Há
uma distância entre o número da inflação oficial e como ela é sentida pelos
brasileiros. No meio de uma recessão, com impacto maior sobre os alimentos, com
queda da renda e alta do desemprego, ela pesa muito mais do que os 4,22% dos
últimos 12 meses do IPCA-15. Hoje, sairá o IGP-M de novembro e pode superar 3%,
como no último mês. Os IGPs estão nas alturas, em torno de 25%, por causa dos
preços por atacado. A inflação tem natureza e peso diferentes desta vez. Não
existe hora boa para a chegada da inflação, mas agora ela é uma visita ainda
mais incômoda.
Em ambiente recessivo, os preços não deveriam subir. Mas já aconteceu recentemente. Em 2015 e 2016, quando houve o descongelamento de tarifas de energia, o índice passou de 10%. Agora, de novo, há vários motivos específicos. Uma forte desvalorização do dólar, o aumento das exportações de alimentos, um descompasso dentro da cadeia produtiva e até uma pressão de demanda em plena recessão. O auxílio emergencial produziu um aumento de renda temporário, mas a maior alta de preços bateu exatamente nos alimentos, que são os itens que mais pesam no orçamento das famílias.
O
Brasil viveu no começo deste ano uma maxidesvalorização. Em 31 de dezembro a
moeda americana estava cotada em R$ 4,03. No dia 14 de maio, o pior momento,
havia saltado para R$ 5,93. Alta de 47% em cinco meses. De lá para cá, caiu
para R$ 5,32, mas ainda acumula uma valorização de 32% este ano. O real mais
fraco tem o efeito econômico positivo de estimular as exportações, mas também
representa aumento de custos para diversos setores. A indústria utiliza
insumos, peças e máquinas importadas, e até alguns segmentos dos serviços
sentem o efeito.

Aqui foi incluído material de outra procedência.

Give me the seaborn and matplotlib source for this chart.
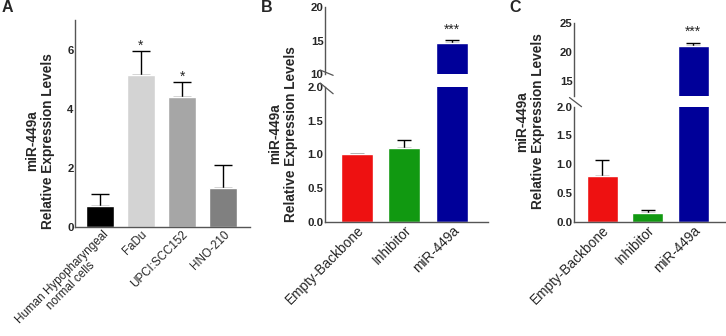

Nos transportes, por exemplo, os combustíveis estão atrelados
a preços internacionais. Há setores que reajustam preços sem dó nem piedade,
independentemente da baixa demanda. Passagens aéreas dispararam 39% em outubro
e mais 3,5% em novembro.
Outra
razão da inflação deste ano é o forte salto nos preços por atacado. Em grande
parte, reflexo da desvalorização cambial. Hoje, o IGP-M de novembro será
divulgado e a projeção é de uma nova alta forte, de 3,3%, segundo a LCA
Consultores, acima dos 3,23% de outubro. Os preços agropecuários no atacado
devem disparar mais 8,63%, com aumentos no milho, trigo e na soja, que são
matérias-primas para outros elos da cadeia de produção de alimentos. Os preços
industriais também estão subindo, e a estimativa é de alta de 2,48%.
O
Banco Central alegou que era um impacto temporário, concentrado nos alimentos,
e que vários países do mundo estavam enfrentando o mesmo problema. Mas as
histórias são diferentes de país para país, como mostrou o próprio presidente
Roberto Campos Neto em apresentação na última semana. Nos EUA, os alimentos
subiram mais de 5% na taxa anual, no pior momento da pandemia. Mas no Reino
Unido o aumento não chegou a 2%. Entre oito países emergentes comparados pelo
BC, o Brasil neste momento é o mais foi afetado pela inflação de alimentos, com
elevação acima de 15%. Na China, subiu muito, mas está desacelerando. No Peru,
não passou de 3%. A principal explicação é, de novo, a forte desvalorização do
real.
As
projeções de mercado apontam inflação na meta para este ano e o próximo, mas os
números têm sido revistos para cima, semana após semana. Essa mudança de
cenário tem sido encarada pelos economistas como um “vento contrário não
esperado”. Se as estimativas aumentarem muito, o Banco Central terá que elevar
a Selic, e o mercado de juros já tem mostrado um descolamento entre as taxas
mais curtas e as mais longas.
Alguns
economistas começam a olhar preocupados para essa inflação que nos visita em
hora totalmente imprópria. A renda caiu, mas os preços que mais sobem são de
produtos que não se pode deixar de comprar, os alimentos. Como várias
indústrias fecharam as portas durante a pandemia, está havendo em plena
recessão uma falta de insumos dentro da cadeia produtiva. Na reabertura, as
empresas estão produzindo menos porque não querem acumular estoques num cenário
de incerteza. E isso faz com que qualquer retomada econômica possa alimentar a
inflação.
Essa é uma inflação bem diferente dos outros eventos do passado recente. Acontece num contexto difícil para as famílias e para o governo, que está muito mais endividado. Uma visita realmente incômoda.